__Work to complete__
Reproduce the listing below exactly, beginning with its first line and ending with the line that holds "ch4 = np.full_like(t, ch4_lvl[0])"; pictures are not part of the copy.

______

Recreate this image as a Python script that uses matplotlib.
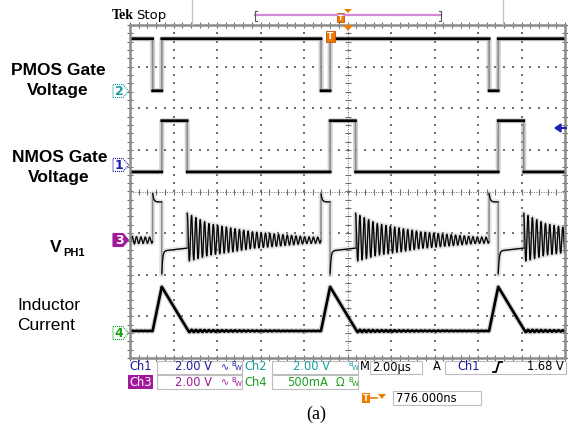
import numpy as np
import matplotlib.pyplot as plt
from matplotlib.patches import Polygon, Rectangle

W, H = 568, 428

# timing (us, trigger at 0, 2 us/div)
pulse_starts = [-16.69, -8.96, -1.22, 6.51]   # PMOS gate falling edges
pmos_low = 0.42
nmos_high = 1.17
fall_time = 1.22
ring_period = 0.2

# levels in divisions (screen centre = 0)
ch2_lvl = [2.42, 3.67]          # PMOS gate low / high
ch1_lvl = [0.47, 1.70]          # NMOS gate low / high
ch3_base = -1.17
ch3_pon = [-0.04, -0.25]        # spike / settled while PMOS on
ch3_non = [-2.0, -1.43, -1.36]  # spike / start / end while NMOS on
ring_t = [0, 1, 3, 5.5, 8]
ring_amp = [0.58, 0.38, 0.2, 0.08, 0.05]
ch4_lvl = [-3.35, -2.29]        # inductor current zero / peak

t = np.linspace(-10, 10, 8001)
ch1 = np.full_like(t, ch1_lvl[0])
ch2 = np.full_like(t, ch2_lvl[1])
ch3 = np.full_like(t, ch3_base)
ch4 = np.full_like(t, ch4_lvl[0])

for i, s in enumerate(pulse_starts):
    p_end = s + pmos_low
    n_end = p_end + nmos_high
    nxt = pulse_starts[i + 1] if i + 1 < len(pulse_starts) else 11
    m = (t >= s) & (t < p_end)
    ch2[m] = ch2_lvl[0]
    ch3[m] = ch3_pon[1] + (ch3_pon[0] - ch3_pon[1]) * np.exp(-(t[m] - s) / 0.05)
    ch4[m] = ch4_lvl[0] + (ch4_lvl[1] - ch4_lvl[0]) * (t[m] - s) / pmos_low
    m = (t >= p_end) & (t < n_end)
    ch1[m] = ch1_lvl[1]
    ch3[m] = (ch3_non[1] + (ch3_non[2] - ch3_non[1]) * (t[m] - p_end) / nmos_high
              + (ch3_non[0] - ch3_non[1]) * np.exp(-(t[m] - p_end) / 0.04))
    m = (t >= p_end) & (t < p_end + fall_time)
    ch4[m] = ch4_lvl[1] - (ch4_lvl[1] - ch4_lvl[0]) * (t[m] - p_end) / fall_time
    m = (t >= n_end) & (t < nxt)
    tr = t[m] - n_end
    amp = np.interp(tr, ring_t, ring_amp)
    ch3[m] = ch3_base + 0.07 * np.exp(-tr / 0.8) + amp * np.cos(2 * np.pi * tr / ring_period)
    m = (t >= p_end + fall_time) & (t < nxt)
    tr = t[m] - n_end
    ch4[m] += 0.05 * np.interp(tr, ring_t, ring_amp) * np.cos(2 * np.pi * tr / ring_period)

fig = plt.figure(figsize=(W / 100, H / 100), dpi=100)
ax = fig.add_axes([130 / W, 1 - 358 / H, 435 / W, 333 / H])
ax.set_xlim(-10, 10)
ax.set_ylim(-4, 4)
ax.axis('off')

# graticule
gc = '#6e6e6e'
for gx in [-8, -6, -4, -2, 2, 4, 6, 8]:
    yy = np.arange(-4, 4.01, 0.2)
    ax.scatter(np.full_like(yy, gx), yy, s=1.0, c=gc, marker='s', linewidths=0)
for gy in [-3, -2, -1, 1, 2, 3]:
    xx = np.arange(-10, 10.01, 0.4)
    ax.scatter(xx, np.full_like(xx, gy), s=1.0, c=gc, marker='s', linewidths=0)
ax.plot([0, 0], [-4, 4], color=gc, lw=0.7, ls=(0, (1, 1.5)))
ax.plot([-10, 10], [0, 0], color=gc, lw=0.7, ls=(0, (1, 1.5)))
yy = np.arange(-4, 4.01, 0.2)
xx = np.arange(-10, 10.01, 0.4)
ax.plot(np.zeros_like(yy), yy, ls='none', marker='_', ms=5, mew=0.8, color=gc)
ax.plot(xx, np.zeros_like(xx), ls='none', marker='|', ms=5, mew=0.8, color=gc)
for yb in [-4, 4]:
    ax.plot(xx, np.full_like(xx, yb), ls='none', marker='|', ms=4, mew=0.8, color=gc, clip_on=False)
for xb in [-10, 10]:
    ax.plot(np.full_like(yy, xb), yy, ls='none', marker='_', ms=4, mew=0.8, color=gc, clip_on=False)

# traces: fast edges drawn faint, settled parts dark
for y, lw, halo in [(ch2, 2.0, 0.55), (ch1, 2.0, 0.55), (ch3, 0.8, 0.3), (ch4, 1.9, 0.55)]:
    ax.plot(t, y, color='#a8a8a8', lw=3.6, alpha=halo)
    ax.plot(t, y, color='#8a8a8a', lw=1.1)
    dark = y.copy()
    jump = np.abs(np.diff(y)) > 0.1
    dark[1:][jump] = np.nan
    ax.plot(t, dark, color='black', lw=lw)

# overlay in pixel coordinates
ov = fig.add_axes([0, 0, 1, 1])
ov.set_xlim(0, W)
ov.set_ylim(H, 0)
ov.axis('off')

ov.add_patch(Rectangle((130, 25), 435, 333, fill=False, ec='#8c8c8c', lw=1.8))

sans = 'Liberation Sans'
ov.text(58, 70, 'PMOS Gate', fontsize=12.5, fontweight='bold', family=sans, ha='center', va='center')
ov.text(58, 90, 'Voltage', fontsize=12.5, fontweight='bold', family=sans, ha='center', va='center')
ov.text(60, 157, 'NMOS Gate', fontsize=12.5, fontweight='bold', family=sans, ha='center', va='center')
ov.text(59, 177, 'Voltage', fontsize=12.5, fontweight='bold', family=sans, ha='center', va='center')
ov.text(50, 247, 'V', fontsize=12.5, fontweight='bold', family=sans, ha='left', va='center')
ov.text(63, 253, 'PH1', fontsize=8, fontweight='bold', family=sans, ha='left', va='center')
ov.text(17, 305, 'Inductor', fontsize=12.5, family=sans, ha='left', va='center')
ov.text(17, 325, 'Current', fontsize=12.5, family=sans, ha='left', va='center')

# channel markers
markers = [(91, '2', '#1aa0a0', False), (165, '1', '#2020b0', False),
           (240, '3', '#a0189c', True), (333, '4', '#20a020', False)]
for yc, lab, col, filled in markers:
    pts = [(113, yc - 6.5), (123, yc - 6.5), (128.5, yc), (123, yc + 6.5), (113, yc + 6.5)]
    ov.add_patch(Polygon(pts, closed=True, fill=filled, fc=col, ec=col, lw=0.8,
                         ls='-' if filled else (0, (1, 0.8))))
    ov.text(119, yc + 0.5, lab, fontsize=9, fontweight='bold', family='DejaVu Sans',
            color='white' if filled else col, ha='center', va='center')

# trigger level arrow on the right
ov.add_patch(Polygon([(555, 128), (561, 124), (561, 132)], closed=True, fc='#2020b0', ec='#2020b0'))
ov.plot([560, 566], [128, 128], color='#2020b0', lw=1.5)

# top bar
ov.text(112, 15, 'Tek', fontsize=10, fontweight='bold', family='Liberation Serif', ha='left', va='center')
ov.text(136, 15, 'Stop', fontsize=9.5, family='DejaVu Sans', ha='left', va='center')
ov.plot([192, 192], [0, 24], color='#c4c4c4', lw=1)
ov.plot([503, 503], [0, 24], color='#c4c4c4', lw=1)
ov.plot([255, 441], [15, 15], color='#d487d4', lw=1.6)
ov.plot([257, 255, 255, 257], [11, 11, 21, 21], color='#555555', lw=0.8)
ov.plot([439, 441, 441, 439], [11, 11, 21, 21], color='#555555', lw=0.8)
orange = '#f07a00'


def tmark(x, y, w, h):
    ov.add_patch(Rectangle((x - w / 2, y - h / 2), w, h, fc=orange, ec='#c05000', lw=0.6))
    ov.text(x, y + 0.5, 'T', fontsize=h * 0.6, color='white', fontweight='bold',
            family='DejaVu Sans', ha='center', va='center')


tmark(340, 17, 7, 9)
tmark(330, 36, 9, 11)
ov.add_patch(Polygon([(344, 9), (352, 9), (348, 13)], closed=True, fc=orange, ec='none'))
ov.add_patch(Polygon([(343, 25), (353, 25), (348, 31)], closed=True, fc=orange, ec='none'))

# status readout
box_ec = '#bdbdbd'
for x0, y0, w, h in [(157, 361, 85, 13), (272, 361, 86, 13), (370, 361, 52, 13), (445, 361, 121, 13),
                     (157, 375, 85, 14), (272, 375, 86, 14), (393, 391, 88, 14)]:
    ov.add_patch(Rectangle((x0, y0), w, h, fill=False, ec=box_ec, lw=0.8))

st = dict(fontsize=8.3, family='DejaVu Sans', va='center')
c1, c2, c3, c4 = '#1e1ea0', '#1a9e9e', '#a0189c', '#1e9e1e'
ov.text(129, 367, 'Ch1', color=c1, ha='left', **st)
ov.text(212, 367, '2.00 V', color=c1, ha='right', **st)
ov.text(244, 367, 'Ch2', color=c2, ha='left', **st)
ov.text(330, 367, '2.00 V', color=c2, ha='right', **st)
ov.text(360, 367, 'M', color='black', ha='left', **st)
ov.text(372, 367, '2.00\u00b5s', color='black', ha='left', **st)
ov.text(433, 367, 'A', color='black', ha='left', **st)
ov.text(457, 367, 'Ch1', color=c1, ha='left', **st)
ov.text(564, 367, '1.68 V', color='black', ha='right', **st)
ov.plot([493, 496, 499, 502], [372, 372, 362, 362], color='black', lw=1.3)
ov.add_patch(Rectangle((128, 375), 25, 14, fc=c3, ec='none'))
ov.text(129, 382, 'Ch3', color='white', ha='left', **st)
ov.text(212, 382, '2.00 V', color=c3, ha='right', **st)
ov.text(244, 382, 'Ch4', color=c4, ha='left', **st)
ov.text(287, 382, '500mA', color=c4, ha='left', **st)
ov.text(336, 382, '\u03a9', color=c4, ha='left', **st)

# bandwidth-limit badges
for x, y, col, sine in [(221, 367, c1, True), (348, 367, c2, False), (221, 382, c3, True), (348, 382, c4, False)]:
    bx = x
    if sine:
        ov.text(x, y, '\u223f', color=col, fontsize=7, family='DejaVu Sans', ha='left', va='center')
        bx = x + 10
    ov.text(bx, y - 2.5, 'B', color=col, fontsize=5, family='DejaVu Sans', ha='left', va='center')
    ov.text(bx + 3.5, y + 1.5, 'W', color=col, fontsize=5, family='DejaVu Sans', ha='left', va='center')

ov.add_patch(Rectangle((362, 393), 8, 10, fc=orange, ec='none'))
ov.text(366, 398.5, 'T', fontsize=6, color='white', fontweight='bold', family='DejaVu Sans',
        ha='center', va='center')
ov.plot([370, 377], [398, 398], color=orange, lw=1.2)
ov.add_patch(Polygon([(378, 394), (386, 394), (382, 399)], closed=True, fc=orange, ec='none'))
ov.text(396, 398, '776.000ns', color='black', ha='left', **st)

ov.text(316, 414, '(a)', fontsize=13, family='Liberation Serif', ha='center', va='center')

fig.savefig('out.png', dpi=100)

______

__Response to this exercise__
Recreate this image as a Python script that uses matplotlib.
import numpy as np
import matplotlib.pyplot as plt
from matplotlib.patches import Polygon, Rectangle

W, H = 568, 428

# timing (us, trigger at 0, 2 us/div)
pulse_starts = [-16.69, -8.96, -1.22, 6.51]   # PMOS gate falling edges
pmos_low = 0.42
nmos_high = 1.17
fall_time = 1.22
ring_period = 0.2

# levels in divisions (screen centre = 0)
ch2_lvl = [2.42, 3.67]          # PMOS gate low / high
ch1_lvl = [0.47, 1.70]          # NMOS gate low / high
ch3_base = -1.17
ch3_pon = [-0.04, -0.25]        # spike / settled while PMOS on
ch3_non = [-2.0, -1.43, -1.36]  # spike / start / end while NMOS on
ring_t = [0, 1, 3, 5.5, 8]
ring_amp = [0.58, 0.38, 0.2, 0.08, 0.05]
ch4_lvl = [-3.35, -2.29]        # inductor current zero / peak

t = np.linspace(-10, 10, 8001)
ch1 = np.full_like(t, ch1_lvl[0])
ch2 = np.full_like(t, ch2_lvl[1])
ch3 = np.full_like(t, ch3_base)
ch4 = np.full_like(t, ch4_lvl[0])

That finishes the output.